Latency remains the make-or-break metric, and here Microsoft is leaning on its Azure edge nodes. The company plans to double the number of cloud gaming datacenters by mid-2026, placing servers closer to urban populations. Combined with controller-to-screen optimizations borrowed from the Xbox Series X|S hardware, input lag should feel imperceptible in all but the twitchiest competitive shooters. Early testers report a 30–45 ms total latency envelope on stable fiber connections, down from the 50–70 ms typical today.
Even with the infrastructure upgrades, a community tip has already taken root: try Premium or Essential before you commit to Ultimate. Because cloud performance hinges on local network conditions, users in areas with suboptimal peering or older routers might see little benefit from the higher-res stream. Starting with a lower-tier plan lets you gauge baseline latency, stability, and data consumption without the premium price tag. Xbox's subscription model makes it easy to switch tiers month-to-month, so you can upgrade once you've confirmed your setup can handle 1440p.
This cautious approach also avoids disappointment for those whose primary screens top out at 1080p. Unless you're regularly docking a laptop to a 1440p or 4K monitor, or streaming to a high-res TV, the visual gap between Premium and Ultimate may not justify the extra four or five dollars per month. The community consensus is clear: Ultimate is the enthusiast's choice, but Premium hits the sweet spot for the majority of players.
The 2026 cloud push fits into a broader industry trend. NVIDIA's GeForce Now Ultimate tier already offers 4K 120 fps streaming with RTX 4080-equivalent performance, and Sony's PlayStation Plus Premium delivers 4K game streaming from PS5 hardware. Microsoft's 1440p target looks modest by comparison, but the integration with the Game Pass library—which will number over 500 titles by 2026—gives it a value proposition that pure streaming services can't match. For $22.99 per month (projected Ultimate price, up from $19.99 today), you get a rotating catalog of AAA and indie games, day-one access to Xbox Studios titles, and cloud streaming that works across devices without needing local hardware.

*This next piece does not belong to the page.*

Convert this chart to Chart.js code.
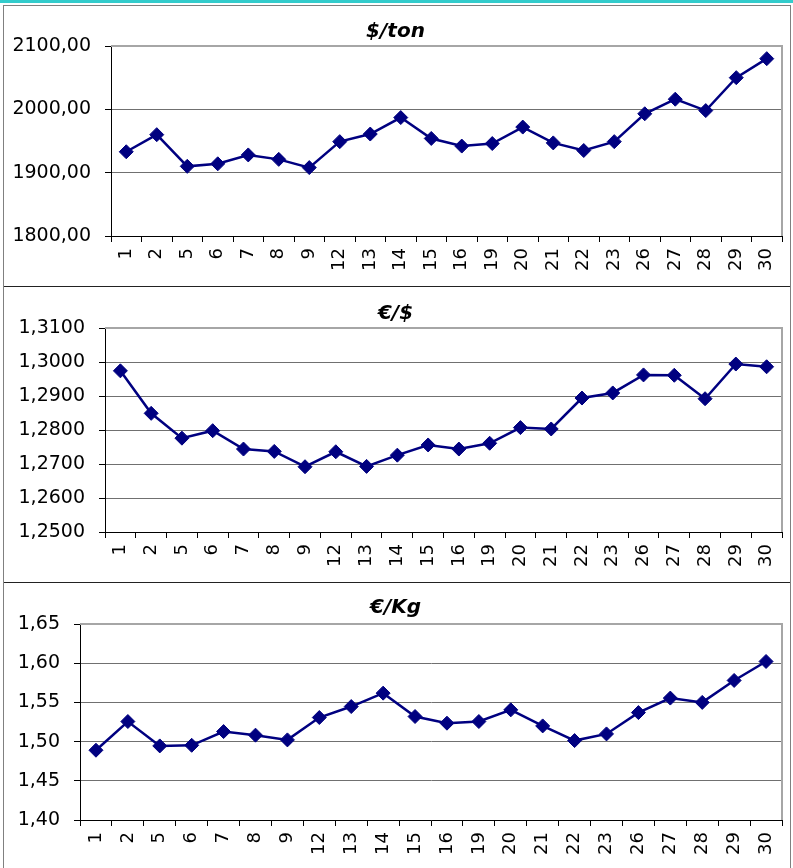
<!DOCTYPE html>
<html><head><meta charset="utf-8">
<script src="https://cdn.jsdelivr.net/npm/chart.js@4/dist/chart.umd.min.js"></script>
<style>
html,body{margin:0;padding:0;background:#fff;width:793px;height:868px;overflow:hidden;position:relative;}
#teal{position:absolute;left:0;top:0;width:793px;height:3px;background:#33cccc;}
#frame{position:absolute;left:3px;top:5px;width:786px;height:870px;border:1px solid #808080;}
.sep{position:absolute;left:4px;width:786px;height:1px;background:#222;}
canvas{position:absolute;left:4px;}
</style></head>
<body>
<div id="teal"></div>
<div id="frame"></div>
<div class="sep" style="top:286px"></div>
<div class="sep" style="top:582px"></div>
<canvas id="c1" width="786" height="280" style="top:6px;width:786px;height:280px"></canvas>
<canvas id="c2" width="786" height="295" style="top:287px;width:786px;height:295px"></canvas>
<canvas id="c3" width="786" height="285" style="top:583px;width:786px;height:285px"></canvas>
<script>
const days = ['1','2','5','6','7','8','9','12','13','14','15','16','19','20','21','22','23','26','27','28','29','30'];
const usdPerTon = [1933,1960,1910,1914,1928,1921,1908,1949,1961,1987,1954,1942,1946,1972,1947,1935,1949,1993,2016,1998,2050,2080];
const eurPerUsd = [1.2974,1.2849,1.2776,1.2798,1.2744,1.2737,1.2692,1.2736,1.2693,1.2726,1.2756,1.2744,1.2761,1.2807,1.2803,1.2894,1.2909,1.2962,1.2961,1.2892,1.2994,1.2986];
const eurPerKg = [1.489,1.5256,1.4945,1.4953,1.5128,1.5082,1.5022,1.5307,1.5447,1.5618,1.532,1.5235,1.5256,1.5405,1.52,1.5013,1.5098,1.537,1.5555,1.55,1.578,1.6022];
const titles = ['$/ton','€/$','€/Kg'];

const framePlugin = {
  id:'frame',
  beforeDatasetsDraw(chart){
    const a = chart.chartArea, ctx = chart.ctx;
    ctx.save();
    ctx.strokeStyle = '#a6a6a6';
    ctx.lineWidth = 2;
    ctx.beginPath();
    ctx.moveTo(a.left, a.top);
    ctx.lineTo(a.right, a.top);
    ctx.lineTo(a.right, a.bottom);
    ctx.stroke();
    ctx.restore();
  }
};

function makeChart(id, title, values, min, max, step, decimals, yWidth, xHeight, padTop, padBottom){
  return new Chart(document.getElementById(id), {
    type:'line',
    data:{labels:days, datasets:[{
      data:values,
      borderColor:'#000080',
      backgroundColor:'#000080',
      borderWidth:2.5,
      pointStyle:'rectRot',
      pointRadius:7,
      pointBorderWidth:1,
      pointBackgroundColor:'#000080',
      pointBorderColor:'#000080',
      tension:0,
      fill:false
    }]},
    options:{
      responsive:false,
      animation:false,
      devicePixelRatio:1,
      layout:{padding:{left:0,right:3,top:0,bottom:0}},
      plugins:{
        legend:{display:false},
        tooltip:{enabled:false},
        title:{display:true,text:title,color:'#000',
          font:{family:'DejaVu Sans',size:20,weight:'bold',style:'italic',lineHeight:1.2},
          padding:{top:padTop,bottom:padBottom}}
      },
      scales:{
        x:{
          offset:true,
          grid:{display:true,drawOnChartArea:false,offset:true,tickLength:6,tickColor:'#000',lineWidth:1},
          border:{display:true,color:'#000',width:1},
          ticks:{autoSkip:false,minRotation:90,maxRotation:90,padding:6,color:'#000',
            font:{family:'DejaVu Sans',size:18}},
          afterFit(s){ s.height = xHeight; s.paddingLeft = 0; s.paddingRight = 0; }
        },
        y:{
          min:min,max:max,
          grid:{color:'#707070',lineWidth:1,tickLength:6,tickColor:'#000'},
          border:{display:true,color:'#000',width:1},
          ticks:{stepSize:step,padding:14,color:'#000',
            font:{family:'DejaVu Sans',size:19},
            callback:(v)=>Number(v).toFixed(decimals).replace('.',',')},
          afterFit(s){ s.width = yWidth; s.paddingTop = 0; s.paddingBottom = 0; }
        }
      }
    },
    plugins:[framePlugin]
  });
}

makeChart('c1', titles[0], usdPerTon, 1800, 2100, 100, 2, 107, 50, 14, 2);
makeChart('c2', titles[1], eurPerUsd, 1.25, 1.31, 0.01, 4, 101, 50, 15, 2);
makeChart('c3', titles[2], eurPerKg, 1.40, 1.65, 0.05, 2, 76, 48, 13, 4);
</script>
</body></html>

Essential is expected to land at $9.99, and Premium at $15.99, both reflecting modest price increases over today's plans. The subscription economics make sense when you consider that a single next-gen console costs $499 upfront, while Ultimate's annual cost sits around $276. For the casual gamer who plays three or four tentpole releases a year and values flexibility, Ultimate becomes a compelling hardware-free alternative—provided the streaming quality holds up.
Windows users stand to benefit disproportionately from these changes. The Xbox app on Windows 11 already embeds cloud gaming directly into the Game Bar, allowing instant access without a separate client. Future integrations will let you launch streamed games from the Start menu as if they were locally installed, blurring the line between native and cloud play. Touch and MKB support continue to improve, with a growing list of titles offering tailored input schemes. All of this reinforces Microsoft's vision of Windows as the hub for Xbox gaming, bridging PC and console ecosystems through a single subscription.
Skeptics point to the lingering challenges of cloud gaming: regional availability, ISP throttling, and the simple fact that a physical disc or local download still offers the most reliable experience. But the 2026 refresh signals that Microsoft believes the technology is ready for prime time. The higher bitrate and resolution aren't just on-paper upgrades—they chip away at the reasons players have hesitated to embrace streaming as their primary way to play.
For anyone considering the leap, the roadmap is straightforward. Check your internet speed and data cap. Test your latency to the nearest Azure region using the Xbox network statistics tool. Start with Premium and sample a few Game Pass titles under real-world conditions—peak hours, while others are streaming video in the house, over both wired and wireless connections. If the experience is smooth and you're still craving sharper visuals, take the Ultimate plunge.
Microsoft hasn't officially dated the transition, but insiders point to a staged rollout beginning in spring 2026. A beta program for Xbox Insiders is likely by late 2025, giving enthusiasts an early look at the upgraded streams. As the launch approaches, expect more concrete hardware requirements and a final pricing grid.
2026 shapes up as a pivotal year for cloud gaming, and Xbox's tiered approach could set the template for how game subscriptions evolve. By reserving top-tier streaming for Ultimate, Microsoft creates a clear incentive structure while still making cloud access available at lower price points. The advice from early watchers is worth heeding: test the waters with Premium or Essential, and only pay for the pixels you can actually see.